• Aim of the exercise: In the listing that follows, retype every line from the first through the one containing "span_x = [0, 130]". Pictures are to be left out.

• Collected material:
(begin)

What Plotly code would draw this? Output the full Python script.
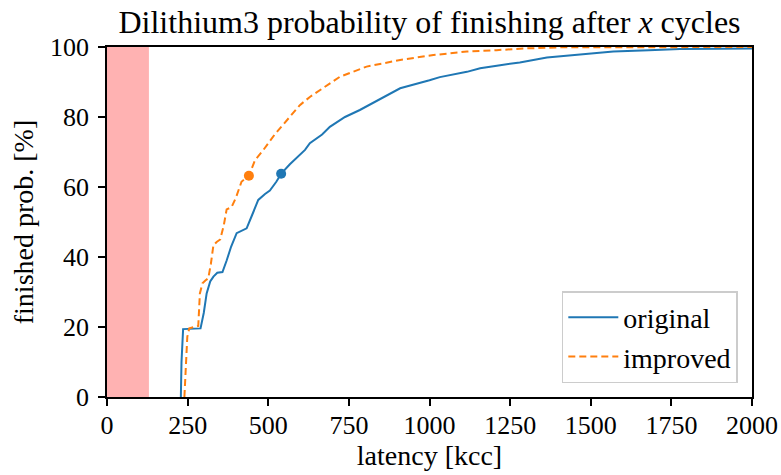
import plotly.graph_objects as go

# ---- data ----
orig_x = [229, 231, 236, 260, 290, 300, 309, 320, 330, 342, 358, 371, 385, 402, 420, 433,
          450, 469, 490, 505, 525, 541, 567, 598, 614, 629, 667, 691, 738, 784, 845, 909,
          1000, 1032, 1116, 1157, 1219, 1280, 1364, 1467, 1570, 1680, 1777, 1900, 2000]
orig_y = [0, 10, 19.4, 19.5, 19.6, 24, 29.6, 33, 34.4, 35.5, 35.7, 39, 43, 46.8, 47.7, 48.2,
          52, 56.3, 58, 59, 61.5, 63.9, 66.5, 69.1, 70.6, 72.5, 75, 77.2, 80, 82, 85, 88.2,
          90.5, 91.4, 92.9, 93.9, 94.8, 95.6, 97, 97.9, 98.7, 99.1, 99.4, 99.5, 99.6]

impr_x = [240, 245, 249, 255, 270, 283, 288, 296, 305, 314, 322, 330, 340, 351, 362, 371,
          386, 400, 417, 440, 459, 485, 520, 567, 598, 630, 660, 722, 805, 909, 1012, 1116,
          1208, 1300, 1400, 1600, 2000]
impr_y = [0, 8, 17.2, 19.6, 20, 20.3, 29.6, 32.5, 33.3, 33.9, 38, 43.4, 44.3, 45, 49, 53.6,
          54.2, 57, 61.5, 63.2, 67.7, 70.6, 75, 80, 83.4, 85.8, 87.7, 91.5, 94.4, 96.3, 97.7, 98.7,
          99.1, 99.6, 99.9, 100, 100]

median_x = [540, 440]
median_y = [63.8, 63.2]

span_x = [0, 130]

x_ticks = [0, 250, 500, 750, 1000, 1250, 1500, 1750, 2000]
y_ticks = [0, 20, 40, 60, 80, 100]

BLUE = "#1f77b4"
ORANGE = "#ff7f0e"
FONT = "Liberation Serif"

fig = go.Figure()
fig.add_trace(go.Scatter(x=orig_x, y=orig_y, mode="lines", name="original",
                         line=dict(color=BLUE, width=2)))
fig.add_trace(go.Scatter(x=impr_x, y=impr_y, mode="lines", name="improved",
                         line=dict(color=ORANGE, width=2, dash="7px,4px")))
fig.add_trace(go.Scatter(x=[median_x[0]], y=[median_y[0]], mode="markers", showlegend=False,
                         marker=dict(color=BLUE, size=10)))
fig.add_trace(go.Scatter(x=[median_x[1]], y=[median_y[1]], mode="markers", showlegend=False,
                         marker=dict(color=ORANGE, size=10)))

fig.add_shape(type="rect", xref="x", yref="paper", x0=span_x[0], x1=span_x[1], y0=0, y1=1,
              fillcolor="rgba(255,0,0,0.3)", line=dict(width=0), layer="below")

axis_common = dict(showline=True, mirror=True, linecolor="black", linewidth=1.5,
                   ticks="outside", ticklen=7, tickwidth=1.5, tickcolor="black",
                   showgrid=False, zeroline=False, automargin=False,
                   tickfont=dict(family=FONT, size=26, color="black"))

fig.update_layout(
    width=781, height=475,
    margin=dict(l=107, r=29, t=47, b=78),
    paper_bgcolor="white", plot_bgcolor="white",
    font=dict(family=FONT, size=26, color="black"),
    title=dict(text="Dilithium3 probability of finishing after <i>x</i> cycles",
               x=0.5, xref="paper", xanchor="center",
               y=1 - 22 / 475, yref="container", yanchor="middle",
               font=dict(family=FONT, size=32, color="black")),
    xaxis=dict(range=[0, 2000], tickvals=x_ticks, ticktext=[str(v) for v in x_ticks],
               ticklabelstandoff=-3,
               title=dict(text="latency [kcc]", standoff=6,
                          font=dict(family=FONT, size=28, color="black")),
               **axis_common),
    yaxis=dict(range=[0, 100], tickvals=y_ticks, ticktext=[str(v) for v in y_ticks],
               ticklabelstandoff=4,
               title=dict(text="finished prob. [%]", standoff=8,
                          font=dict(family=FONT, size=28, color="black")),
               **axis_common),
    legend=dict(x=0.978, y=0.04, xanchor="right", yanchor="bottom",
                bgcolor="white", bordercolor="#cccccc", borderwidth=1.5,
                font=dict(family=FONT, size=28, color="black"),
                itemwidth=50, tracegroupgap=0),
    showlegend=True,
)

fig.write_html("out.html", config={"displayModeBar": False},
               post_script="document.body.style.margin='0';")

(end)

• Correct response:
What Plotly code would draw this? Output the full Python script.
import plotly.graph_objects as go

# ---- data ----
orig_x = [229, 231, 236, 260, 290, 300, 309, 320, 330, 342, 358, 371, 385, 402, 420, 433,
          450, 469, 490, 505, 525, 541, 567, 598, 614, 629, 667, 691, 738, 784, 845, 909,
          1000, 1032, 1116, 1157, 1219, 1280, 1364, 1467, 1570, 1680, 1777, 1900, 2000]
orig_y = [0, 10, 19.4, 19.5, 19.6, 24, 29.6, 33, 34.4, 35.5, 35.7, 39, 43, 46.8, 47.7, 48.2,
          52, 56.3, 58, 59, 61.5, 63.9, 66.5, 69.1, 70.6, 72.5, 75, 77.2, 80, 82, 85, 88.2,
          90.5, 91.4, 92.9, 93.9, 94.8, 95.6, 97, 97.9, 98.7, 99.1, 99.4, 99.5, 99.6]

impr_x = [240, 245, 249, 255, 270, 283, 288, 296, 305, 314, 322, 330, 340, 351, 362, 371,
          386, 400, 417, 440, 459, 485, 520, 567, 598, 630, 660, 722, 805, 909, 1012, 1116,
          1208, 1300, 1400, 1600, 2000]
impr_y = [0, 8, 17.2, 19.6, 20, 20.3, 29.6, 32.5, 33.3, 33.9, 38, 43.4, 44.3, 45, 49, 53.6,
          54.2, 57, 61.5, 63.2, 67.7, 70.6, 75, 80, 83.4, 85.8, 87.7, 91.5, 94.4, 96.3, 97.7, 98.7,
          99.1, 99.6, 99.9, 100, 100]

median_x = [540, 440]
median_y = [63.8, 63.2]

span_x = [0, 130]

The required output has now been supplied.